***** ENTRIES

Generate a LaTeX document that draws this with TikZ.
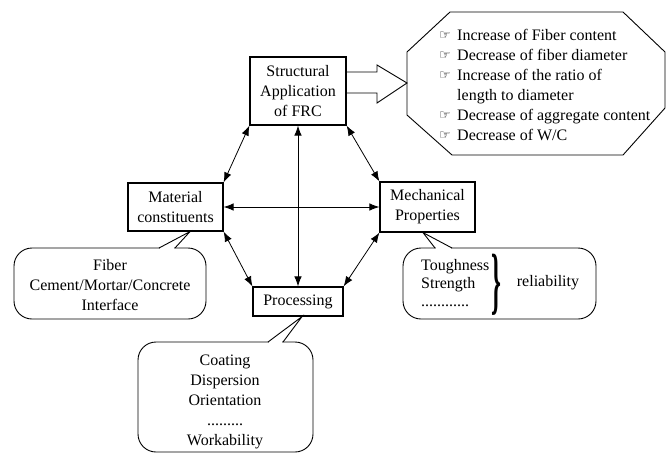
\documentclass[tikz,border=0pt]{standalone}
\usepackage{fontspec}
\usepackage{graphicx}
\setmainfont{Liberation Serif}
\newfontfamily\symfont{DejaVu Sans}
\usetikzlibrary{arrows.meta}
\newcommand{\handicon}{\makebox[18pt][l]{\raisebox{1pt}{\symfont\fontsize{13}{13}\selectfont ☞}}}
\begin{document}
\begin{tikzpicture}[x=1pt,y=-1pt,
  box/.style={draw, line width=1.2pt, align=center, inner sep=0pt, font=\fontsize{16}{20}\selectfont},
  txt/.style={align=center, inner sep=0pt, font=\fontsize{16}{20}\selectfont},
  link/.style={line width=0.8pt, {Latex[length=10pt,width=7.5pt]}-{Latex[length=10pt,width=7.5pt]}},
  outline/.style={line width=0.9pt},
  bubble/.style={line width=0.9pt, rounded corners=18pt}]
\useasboundingbox (0,0) rectangle (671,453);

% boxes
\node[box, minimum width=96pt, minimum height=68pt] (sa) at (298,91) {Structural\\Application\\of FRC};
\node[box, minimum width=95pt, minimum height=48pt] (mat) at (175.5,207) {Material\\constituents};
\node[box, minimum width=95pt, minimum height=50pt] (mech) at (427.5,207) {Mechanical\\Properties};
\node[box, minimum width=90pt, minimum height=29pt] (proc) at (298,301.5) {Processing};

% links
\draw[link] (sa.south west) -- (mat.north east);
\draw[link] (sa.south) -- (proc.north);
\draw[link] (sa.south east) -- (mech.north west);
\draw[link] (mat.east) -- (mech.west);
\draw[link] (mat.south east) -- (proc.north west);
\draw[link] (mech.south west) -- (proc.north east);

% hollow arrow to octagon
\draw[outline] (sa.east |- 0,72) -- (377,72) -- (377,65) -- (407,83) -- (377,103) -- (377,93) -- (sa.east |- 0,93);

% octagon
\draw[outline] (450,12) -- (623,12) -- (665,52) -- (665,108) -- (623,155) -- (452,155) -- (407,115) -- (407,52) -- cycle;
\node[anchor=west, align=left, inner sep=0pt, font=\fontsize{16}{20}\selectfont] (oct) at (439,85)
 {\handicon Increase of Fiber content\\
  \handicon Decrease of fiber diameter\\
  \handicon Increase of the ratio of\\
  \hphantom{\handicon}length to diameter\\
  \handicon Decrease of aggregate content\\
  \handicon Decrease of W/C};

% material bubble
\draw[bubble] (14,248) rectangle (206,319);
\fill[white] (160,246.5) rectangle (174,249.5);
\draw[outline] (159,248) -- (mat.south -| 190,0) -- (175,248);
\node[txt] (matb) at (110,285) {Fiber\\Cement/Mortar/Concrete\\Interface};

% mechanical bubble
\draw[bubble] (403,248) rectangle (596,319);
\fill[white] (436,246.5) rectangle (451,249.5);
\draw[outline] (435,248) -- (mech.south -| 423,0) -- (452,248);
\node[anchor=west, align=left, inner sep=0pt, font=\fontsize{16}{18}\selectfont] (mechb) at (421,283)
 {Toughness\\Strength\\............};
\node[inner sep=0pt, font=\fontsize{20}{20}\selectfont\bfseries] (br) at (496,285) {\scalebox{1.25}[3.7]{\}}};
\node[txt] (rel) at (548,283) {reliability};

% processing bubble
\draw[bubble] (138,342) rectangle (313,452);
\fill[white] (269,340.5) rectangle (282,343.5);
\draw[outline] (268,342) -- (proc.south -| 302,0) -- (283,342);
\node[txt] (procb) at (225,402) {Coating\\Dispersion\\Orientation\\.........\\Workability};
\end{tikzpicture}
\end{document}
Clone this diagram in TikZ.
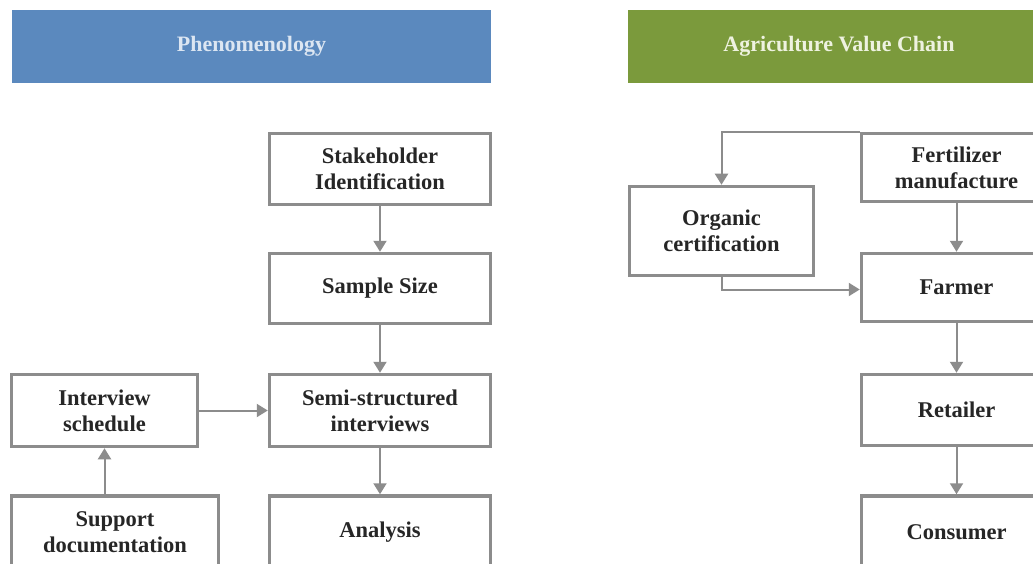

**********

**WHAT THIS TASK INVOLVES**
Reproduce the records verbatim, omitting all images they contain.

**FULL RESPONSE**
Generate a LaTeX document that draws this with TikZ.
\documentclass[tikz,border=0pt]{standalone}
\usepackage{fontspec}
\usepackage{graphicx}
\setmainfont{Liberation Serif}
\newfontfamily\symfont{DejaVu Sans}
\usetikzlibrary{arrows.meta}
\newcommand{\handicon}{\makebox[18pt][l]{\raisebox{1pt}{\symfont\fontsize{13}{13}\selectfont ☞}}}
\begin{document}
\begin{tikzpicture}[x=1pt,y=-1pt,
  box/.style={draw, line width=1.2pt, align=center, inner sep=0pt, font=\fontsize{16}{20}\selectfont},
  txt/.style={align=center, inner sep=0pt, font=\fontsize{16}{20}\selectfont},
  link/.style={line width=0.8pt, {Latex[length=10pt,width=7.5pt]}-{Latex[length=10pt,width=7.5pt]}},
  outline/.style={line width=0.9pt},
  bubble/.style={line width=0.9pt, rounded corners=18pt}]
\useasboundingbox (0,0) rectangle (671,453);

% boxes
\node[box, minimum width=96pt, minimum height=68pt] (sa) at (298,91) {Structural\\Application\\of FRC};
\node[box, minimum width=95pt, minimum height=48pt] (mat) at (175.5,207) {Material\\constituents};
\node[box, minimum width=95pt, minimum height=50pt] (mech) at (427.5,207) {Mechanical\\Properties};
\node[box, minimum width=90pt, minimum height=29pt] (proc) at (298,301.5) {Processing};

% links
\draw[link] (sa.south west) -- (mat.north east);
\draw[link] (sa.south) -- (proc.north);
\draw[link] (sa.south east) -- (mech.north west);
\draw[link] (mat.east) -- (mech.west);
\draw[link] (mat.south east) -- (proc.north west);
\draw[link] (mech.south west) -- (proc.north east);

% hollow arrow to octagon
\draw[outline] (sa.east |- 0,72) -- (377,72) -- (377,65) -- (407,83) -- (377,103) -- (377,93) -- (sa.east |- 0,93);

% octagon
\draw[outline] (450,12) -- (623,12) -- (665,52) -- (665,108) -- (623,155) -- (452,155) -- (407,115) -- (407,52) -- cycle;
\node[anchor=west, align=left, inner sep=0pt, font=\fontsize{16}{20}\selectfont] (oct) at (439,85)
 {\handicon Increase of Fiber content\\
  \handicon Decrease of fiber diameter\\
  \handicon Increase of the ratio of\\
  \hphantom{\handicon}length to diameter\\
  \handicon Decrease of aggregate content\\
  \handicon Decrease of W/C};

% material bubble
\draw[bubble] (14,248) rectangle (206,319);
\fill[white] (160,246.5) rectangle (174,249.5);
\draw[outline] (159,248) -- (mat.south -| 190,0) -- (175,248);
\node[txt] (matb) at (110,285) {Fiber\\Cement/Mortar/Concrete\\Interface};

% mechanical bubble
\draw[bubble] (403,248) rectangle (596,319);
\fill[white] (436,246.5) rectangle (451,249.5);
\draw[outline] (435,248) -- (mech.south -| 423,0) -- (452,248);
\node[anchor=west, align=left, inner sep=0pt, font=\fontsize{16}{18}\selectfont] (mechb) at (421,283)
 {Toughness\\Strength\\............};
\node[inner sep=0pt, font=\fontsize{20}{20}\selectfont\bfseries] (br) at (496,285) {\scalebox{1.25}[3.7]{\}}};
\node[txt] (rel) at (548,283) {reliability};

% processing bubble
\draw[bubble] (138,342) rectangle (313,452);
\fill[white] (269,340.5) rectangle (282,343.5);
\draw[outline] (268,342) -- (proc.south -| 302,0) -- (283,342);
\node[txt] (procb) at (225,402) {Coating\\Dispersion\\Orientation\\.........\\Workability};
\end{tikzpicture}
\end{document}
Clone this diagram in TikZ.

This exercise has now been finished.